## Prompt
Make an exact copy of all the material below, apart from the pictures.

## Supplied data
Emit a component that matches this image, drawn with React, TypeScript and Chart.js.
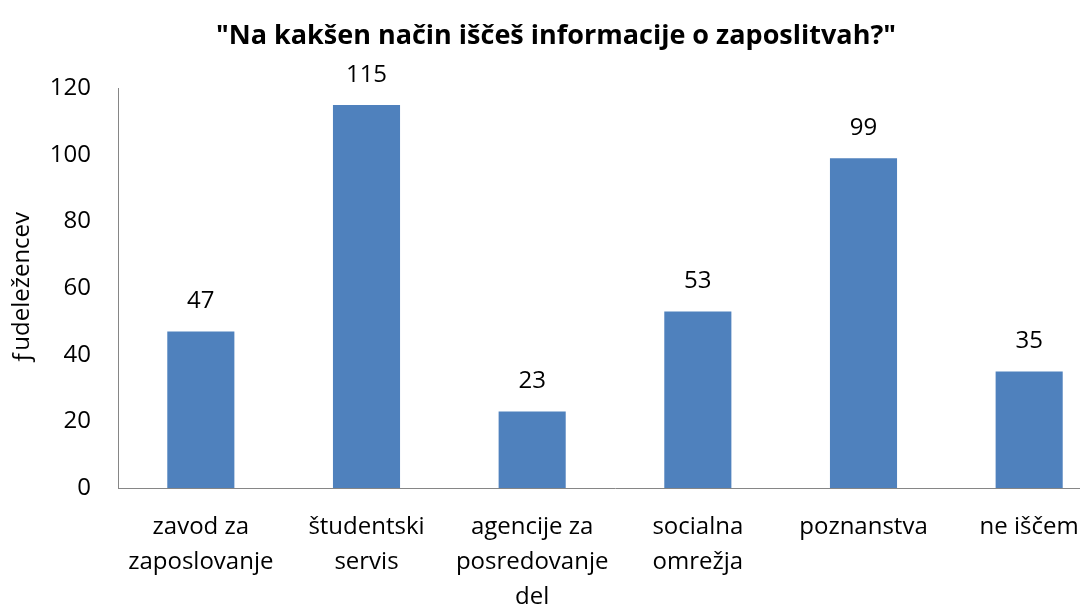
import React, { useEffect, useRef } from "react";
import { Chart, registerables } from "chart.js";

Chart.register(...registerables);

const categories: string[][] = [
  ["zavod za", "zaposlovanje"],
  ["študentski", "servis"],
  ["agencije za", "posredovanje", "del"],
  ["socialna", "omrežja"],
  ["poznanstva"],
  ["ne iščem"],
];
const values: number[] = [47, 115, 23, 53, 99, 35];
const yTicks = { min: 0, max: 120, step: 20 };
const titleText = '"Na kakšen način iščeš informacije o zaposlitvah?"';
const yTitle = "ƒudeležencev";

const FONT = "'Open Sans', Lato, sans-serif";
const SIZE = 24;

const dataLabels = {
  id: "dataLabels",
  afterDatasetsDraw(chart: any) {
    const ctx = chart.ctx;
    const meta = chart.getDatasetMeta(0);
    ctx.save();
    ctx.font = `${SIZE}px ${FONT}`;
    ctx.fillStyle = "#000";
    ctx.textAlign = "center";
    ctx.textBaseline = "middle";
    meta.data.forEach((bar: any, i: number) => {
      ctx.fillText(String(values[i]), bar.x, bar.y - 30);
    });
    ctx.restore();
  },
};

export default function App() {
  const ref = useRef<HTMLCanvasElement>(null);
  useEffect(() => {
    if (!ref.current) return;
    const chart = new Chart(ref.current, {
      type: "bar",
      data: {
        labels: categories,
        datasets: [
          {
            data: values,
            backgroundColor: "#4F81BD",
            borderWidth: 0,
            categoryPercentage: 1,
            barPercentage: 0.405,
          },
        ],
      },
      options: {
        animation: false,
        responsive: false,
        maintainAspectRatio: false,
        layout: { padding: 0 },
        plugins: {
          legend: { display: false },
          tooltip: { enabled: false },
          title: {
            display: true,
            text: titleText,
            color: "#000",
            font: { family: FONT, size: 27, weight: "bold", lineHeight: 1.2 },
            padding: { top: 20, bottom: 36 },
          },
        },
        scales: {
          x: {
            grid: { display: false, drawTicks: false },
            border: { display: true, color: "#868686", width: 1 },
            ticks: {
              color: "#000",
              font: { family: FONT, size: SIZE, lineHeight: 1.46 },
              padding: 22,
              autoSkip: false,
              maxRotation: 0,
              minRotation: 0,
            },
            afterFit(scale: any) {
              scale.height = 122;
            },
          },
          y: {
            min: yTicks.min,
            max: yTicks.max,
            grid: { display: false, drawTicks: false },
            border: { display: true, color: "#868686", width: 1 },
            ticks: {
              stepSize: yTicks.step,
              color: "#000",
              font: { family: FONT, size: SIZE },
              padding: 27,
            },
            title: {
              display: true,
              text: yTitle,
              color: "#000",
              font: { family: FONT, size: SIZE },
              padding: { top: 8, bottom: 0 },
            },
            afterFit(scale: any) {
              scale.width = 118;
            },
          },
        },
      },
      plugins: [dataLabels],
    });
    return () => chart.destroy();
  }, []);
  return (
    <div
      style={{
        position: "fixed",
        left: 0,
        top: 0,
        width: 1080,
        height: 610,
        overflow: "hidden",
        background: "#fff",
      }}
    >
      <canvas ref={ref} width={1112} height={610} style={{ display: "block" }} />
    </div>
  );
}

## Task answer
Emit a component that matches this image, drawn with React, TypeScript and Chart.js.
import React, { useEffect, useRef } from "react";
import { Chart, registerables } from "chart.js";

Chart.register(...registerables);

const categories: string[][] = [
  ["zavod za", "zaposlovanje"],
  ["študentski", "servis"],
  ["agencije za", "posredovanje", "del"],
  ["socialna", "omrežja"],
  ["poznanstva"],
  ["ne iščem"],
];
const values: number[] = [47, 115, 23, 53, 99, 35];
const yTicks = { min: 0, max: 120, step: 20 };
const titleText = '"Na kakšen način iščeš informacije o zaposlitvah?"';
const yTitle = "ƒudeležencev";

const FONT = "'Open Sans', Lato, sans-serif";
const SIZE = 24;

const dataLabels = {
  id: "dataLabels",
  afterDatasetsDraw(chart: any) {
    const ctx = chart.ctx;
    const meta = chart.getDatasetMeta(0);
    ctx.save();
    ctx.font = `${SIZE}px ${FONT}`;
    ctx.fillStyle = "#000";
    ctx.textAlign = "center";
    ctx.textBaseline = "middle";
    meta.data.forEach((bar: any, i: number) => {
      ctx.fillText(String(values[i]), bar.x, bar.y - 30);
    });
    ctx.restore();
  },
};

export default function App() {
  const ref = useRef<HTMLCanvasElement>(null);
  useEffect(() => {
    if (!ref.current) return;
    const chart = new Chart(ref.current, {
      type: "bar",
      data: {
        labels: categories,
        datasets: [
          {
            data: values,
            backgroundColor: "#4F81BD",
            borderWidth: 0,
            categoryPercentage: 1,
            barPercentage: 0.405,
          },
        ],
      },
      options: {
        animation: false,
        responsive: false,
        maintainAspectRatio: false,
        layout: { padding: 0 },
        plugins: {
          legend: { display: false },
          tooltip: { enabled: false },
          title: {
            display: true,
            text: titleText,
            color: "#000",
            font: { family: FONT, size: 27, weight: "bold", lineHeight: 1.2 },
            padding: { top: 20, bottom: 36 },
          },
        },
        scales: {
          x: {
            grid: { display: false, drawTicks: false },
            border: { display: true, color: "#868686", width: 1 },
            ticks: {
              color: "#000",
              font: { family: FONT, size: SIZE, lineHeight: 1.46 },
              padding: 22,
              autoSkip: false,
              maxRotation: 0,
              minRotation: 0,
            },
            afterFit(scale: any) {
              scale.height = 122;
            },
          },
          y: {
            min: yTicks.min,
            max: yTicks.max,
            grid: { display: false, drawTicks: false },
            border: { display: true, color: "#868686", width: 1 },
            ticks: {
              stepSize: yTicks.step,
              color: "#000",
              font: { family: FONT, size: SIZE },
              padding: 27,
            },
            title: {
              display: true,
              text: yTitle,
              color: "#000",
              font: { family: FONT, size: SIZE },
              padding: { top: 8, bottom: 0 },
            },
            afterFit(scale: any) {
              scale.width = 118;
            },
          },
        },
      },
      plugins: [dataLabels],
    });
    return () => chart.destroy();
  }, []);
  return (
    <div
      style={{
        position: "fixed",
        left: 0,
        top: 0,
        width: 1080,
        height: 610,
        overflow: "hidden",
        background: "#fff",
      }}
    >
      <canvas ref={ref} width={1112} height={610} style={{ display: "block" }} />
    </div>
  );
}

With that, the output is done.